I find it much easier to configure than all the other ones.
Here's a good guide to configure it:
http://alsa.opensrc.org/index.php?page=DmixPlugin
(notice you'll need to configure your apps as well for it)

Doing the above I have no problems playing any app at the same time (as for as I know).

Jens.

carlosinfl 09-05-2006 12:20 PM

Yes,

Code:

killall -9 esd
seems to free up so I can hear sound now for the 1st time in UT2004. I have never heard any sound from this game until now.

I did not know that any audio streamed via Flash7 is via OSS. I wish Macromedia would support the Linux community a bit more. We'll see when Flash 9 is released.

Thanks for your help guys!

jens 09-05-2006 01:03 PM

Quote:

Originally Posted by Carlwill
Yes,

Code:

killall -9 esd
seems to free up so I can hear sound now for the 1st time in UT2004.
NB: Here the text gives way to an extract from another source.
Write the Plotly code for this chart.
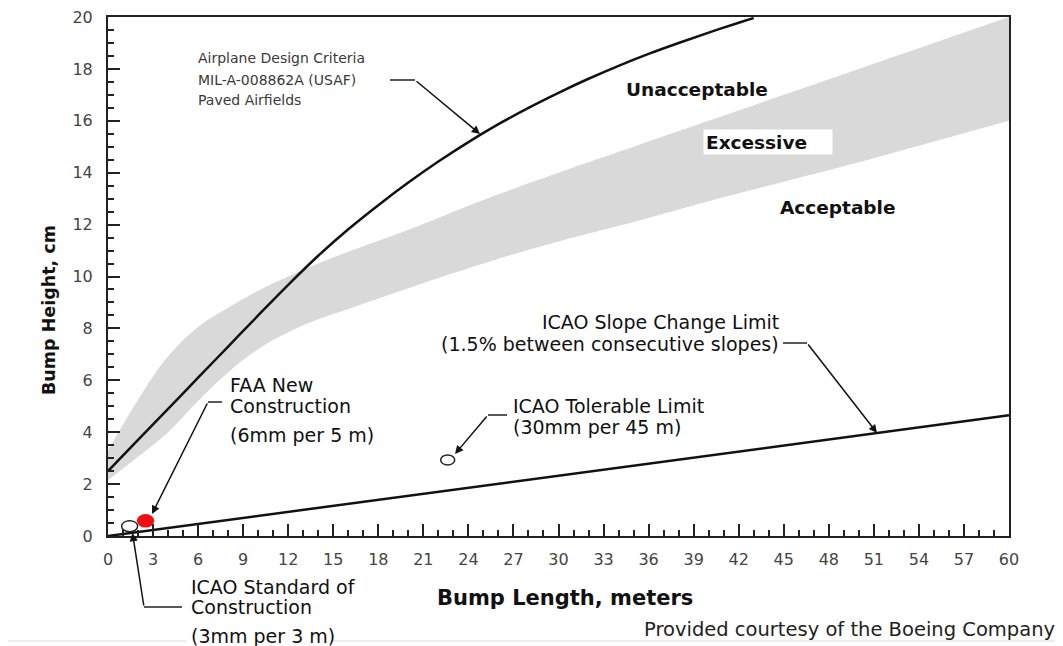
import plotly.graph_objects as go

# ---------------- data ----------------
# Airplane design criteria curve (MIL-A-008862A, paved airfields)
criteria_x = [0, 2, 4, 6, 8, 10, 12, 14, 16, 18, 20, 22, 24, 26, 28, 30, 32, 34, 36, 38, 40, 42, 43]
criteria_y = [2.5, 3.7, 4.9, 6.1, 7.3, 8.5, 9.68, 10.8, 11.82, 12.75, 13.62, 14.43, 15.18, 15.87,
              16.5, 17.08, 17.62, 18.12, 18.58, 19.0, 19.4, 19.78, 19.96]

# "Excessive" grey band - upper and lower edges
band_upper_x = [0, 1, 2, 3, 4, 6, 8, 10, 12, 14, 16, 20, 25, 30, 35, 40, 45, 50, 55, 60]
band_upper_y = [3.3, 4.3, 5.25, 6.15, 6.92, 8.05, 8.8, 9.45, 10.0, 10.5, 10.95, 11.8, 12.95,
                14.0, 15.0, 16.0, 17.0, 18.0, 19.0, 20.0]
band_lower_x = [0, 2, 4, 6, 8, 10, 12, 14, 16, 20, 25, 30, 35, 40, 45, 50, 55, 60]
band_lower_y = [2.15, 3.05, 4.0, 5.2, 6.3, 7.2, 7.85, 8.35, 8.75, 9.55, 10.5, 11.35, 12.1, 12.9,
                13.65, 14.4, 15.2, 16.0]

# ICAO slope change limit line
icao_x = [0, 60]
icao_y = [0, 4.65]

# Point criteria (ICAO standard, FAA new construction, ICAO tolerable)
point_names = ["ICAO Standard of Construction", "FAA New Construction", "ICAO Tolerable Limit"]
point_x = [1.44, 2.50, 22.62]
point_y = [0.38, 0.585, 2.93]
point_fill = ["white", "#ee1111", "white"]
point_w_px = [16, 16, 14]
point_h_px = [11, 12, 10]

x_ticks = list(range(0, 61, 3))
y_ticks = list(range(0, 21, 2))

# ---------------- layout geometry ----------------
OFF = 8                      # page body margin added by the browser
PAGE_W, PAGE_H = 1063, 646
PAGE_L, PAGE_T, PAGE_R, PAGE_B = 108, 17, 1009, 536
W, H = PAGE_W - OFF, PAGE_H - OFF
ML, MT = PAGE_L - OFF, PAGE_T - OFF
MR = W - (PAGE_R - OFF)
MB = H - (PAGE_B - OFF)
PW = PAGE_R - PAGE_L
PH = PAGE_B - PAGE_T
XR = (0, 60)
YR = (0, 20)
PX_PER_X = PW / (XR[1] - XR[0])
PX_PER_Y = PH / (YR[1] - YR[0])


def dx(px):  # page pixel x -> data x
    return (px - PAGE_L) / PX_PER_X


def dy(py):  # page pixel y -> data y
    return (PAGE_B - py) / PX_PER_Y


def paper_x(px):
    return (px - PAGE_L) / PW


def paper_y(py):
    return (PAGE_B - py) / PH


FONT = "DejaVu Sans"
fig = go.Figure()

# grey band (lower edge, then upper edge filled down to it)
fig.add_trace(go.Scatter(
    x=band_lower_x, y=band_lower_y, mode="lines",
    line=dict(width=0, shape="spline", smoothing=1.2, color="#d9d9d9"),
    hoverinfo="skip", showlegend=False))
fig.add_trace(go.Scatter(
    x=band_upper_x, y=band_upper_y, mode="lines", fill="tonexty", fillcolor="#d9d9d9",
    line=dict(width=0, shape="spline", smoothing=1.3, color="#d9d9d9"),
    hoverinfo="skip", showlegend=False))

# ICAO slope change line
fig.add_trace(go.Scatter(x=icao_x, y=icao_y, mode="lines",
                         line=dict(color="#111111", width=2.5), showlegend=False))

# criteria curve
fig.add_trace(go.Scatter(x=criteria_x, y=criteria_y, mode="lines",
                         line=dict(color="#111111", width=2.5, shape="spline", smoothing=1.0),
                         showlegend=False))

shapes = []
# ellipse markers
for px_, py_, f, wpx, hpx in zip(point_x, point_y, point_fill, point_w_px, point_h_px):
    hw = wpx / 2 / PX_PER_X
    hh = hpx / 2 / PX_PER_Y
    shapes.append(dict(type="circle", xref="x", yref="y",
                       x0=px_ - hw, x1=px_ + hw, y0=py_ - hh, y1=py_ + hh,
                       fillcolor=f,
                       line=dict(color="#222222" if f == "white" else "#ee1111", width=1.5),
                       layer="above"))

# horizontal leader segments (paper coords)
leaders = [((390, 80), (415, 80)),
           ((208, 402), (222, 402)),
           ((144, 607), (182, 607)),
           ((488, 415), (507, 415)),
           ((783, 343), (807, 343))]
for (x0, y0), (x1, y1) in leaders:
    shapes.append(dict(type="line", xref="paper", yref="paper",
                       x0=paper_x(x0), x1=paper_x(x1), y0=paper_y(y0), y1=paper_y(y1),
                       line=dict(color="#222222", width=1.5)))

# faint screenshot frame lines
shapes.append(dict(type="line", xref="paper", yref="paper", x0=paper_x(8), x1=paper_x(187),
                   y0=paper_y(641), y1=paper_y(641), line=dict(color="#dddddd", width=1)))
shapes.append(dict(type="line", xref="paper", yref="paper", x0=paper_x(330), x1=paper_x(1060),
                   y0=paper_y(641), y1=paper_y(641), line=dict(color="#dddddd", width=1)))
shapes.append(dict(type="line", xref="paper", yref="paper", x0=paper_x(1061), x1=paper_x(1061),
                   y0=paper_y(77), y1=paper_y(641), line=dict(color="#dddddd", width=1)))

annotations = []


def text(px, py, s, size=19, color="#111111", anchor="left", bold=False):
    annotations.append(dict(
        x=paper_x(px), y=paper_y(py), xref="paper", yref="paper",
        text=("<b>%s</b>" % s) if bold else s, showarrow=False,
        xanchor=anchor, yanchor="middle",
        font=dict(family=FONT, size=size, color=color)))


def arrow(tail, tip):
    annotations.append(dict(
        x=dx(tip[0]), y=dy(tip[1]), xref="x", yref="y",
        ax=tail[0] - tip[0], ay=tail[1] - tip[1], axref="pixel", ayref="pixel",
        text="", showarrow=True, arrowhead=2, arrowsize=1.1, arrowwidth=1.5,
        arrowcolor="#111111", standoff=0, startstandoff=0))


# criteria label
text(196, 58, "Airplane Design Criteria", size=14, color="#3a3a3a")
text(196, 80, "MIL-A-008862A (USAF)", size=14, color="#3a3a3a")
text(196, 100, "Paved Airfields", size=14, color="#3a3a3a")
arrow((415, 80), (480, 134))

# region labels
text(697, 89, "Unacceptable", size=18.5, anchor="center", bold=True)
annotations.append(dict(
    x=dx(703), y=dy(142), xref="x", yref="y", xanchor="left", yanchor="middle",
    text="<b>Excessive</b>", showarrow=False, align="left", width=124, height=20,
    bgcolor="white", borderpad=2,
    font=dict(family=FONT, size=18.5, color="#111111")))
text(838, 207, "Acceptable", size=18.5, anchor="center", bold=True)

# FAA
text(228, 385, "FAA New")
text(228, 406, "Construction")
text(228, 435, "(6mm per 5 m)")
arrow((208, 402), (152, 514))

# ICAO standard
text(189, 587, "ICAO Standard of")
text(189, 607, "Construction")
text(189, 636, "(3mm per 3 m)")
arrow((144, 607), (132.5, 533))

# ICAO tolerable
text(511, 406, "ICAO Tolerable Limit")
text(511, 427, "(30mm per 45 m)")
arrow((488, 415), (455, 454))

# ICAO slope change
text(781, 322, "ICAO Slope Change Limit", anchor="right")
text(781, 344, "(1.5% between consecutive slopes)", anchor="right")
arrow((807, 343), (877, 433))

# axis titles & credit
text(565, 598, "Bump Length, meters", size=21, anchor="center", bold=True)
annotations.append(dict(
    x=paper_x(49), y=paper_y(310), xref="paper", yref="paper", text="<b>Bump Height, cm</b>",
    showarrow=False, textangle=-90, xanchor="center", yanchor="middle",
    font=dict(family=FONT, size=17.5, color="#111111")))
text(1057, 629, "Provided courtesy of the Boeing Company", size=19.5, anchor="right", color="#222222")

axis_common = dict(showgrid=False, zeroline=False, showline=True, mirror=True,
                   linecolor="#222222", linewidth=2, ticks="inside", ticklen=12,
                   tickwidth=1.5, tickcolor="#222222", automargin=False,
                   ticklabeloverflow="allow",
                   tickfont=dict(family=FONT, size=16, color="#444444"))

fig.update_layout(
    width=W, height=H,
    margin=dict(l=ML, r=MR, t=MT, b=MB, autoexpand=False),
    paper_bgcolor="white", plot_bgcolor="white",
    showlegend=False,
    xaxis=dict(range=list(XR), tickvals=x_ticks, ticklabelstandoff=8,
               minor=dict(dtick=1, ticks="inside", ticklen=6, tickwidth=1.5, tickcolor="#222222"),
               **axis_common),
    yaxis=dict(range=list(YR), tickvals=y_ticks, ticklabelstandoff=10,
               minor=dict(dtick=0.5, ticks="inside", ticklen=6, tickwidth=1.5, tickcolor="#222222"),
               **axis_common),
    shapes=shapes,
    annotations=annotations,
)

fig.write_html("out.html")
Do you get good sound in UT2004 using ALSA?
That actually never worked for me (I only get blurry sound).
You normally need to force it to use OSS emulation(same thing for DOOM3 and QUAKE4):
*first run "modprobe snd_pcm_oss"
*start it like this:
Code:

ut2004-demo +set s_driver oss
(from now it will remember to keep using it)

PS: Dmix is really a very easy way to get multi sound streams.

carlosinfl 09-06-2006 09:38 AM

Ok - I don't mean to sound ignorant but I have no idea if UT2004 is using OSS or ALSA. How can I verify which sound operation the game is using. How can I determine this...I have not really tried sound yet in UT2004, I just started the game and heard sound effects during the intro...:scratch:

Code:

modprobe snd_pcm_oss
If I run the above command, can you explain what that is doing?

jens 09-06-2006 09:48 AM

It's supposed to work for both. Using ALSA, the sound is very blurry though.
"+set s_driver oss" forces it to use OSS (or OSS emulation) and will remember to keep doing so.

"snd_pcm_oss" loads kernel OSS emulation provided by ALSA.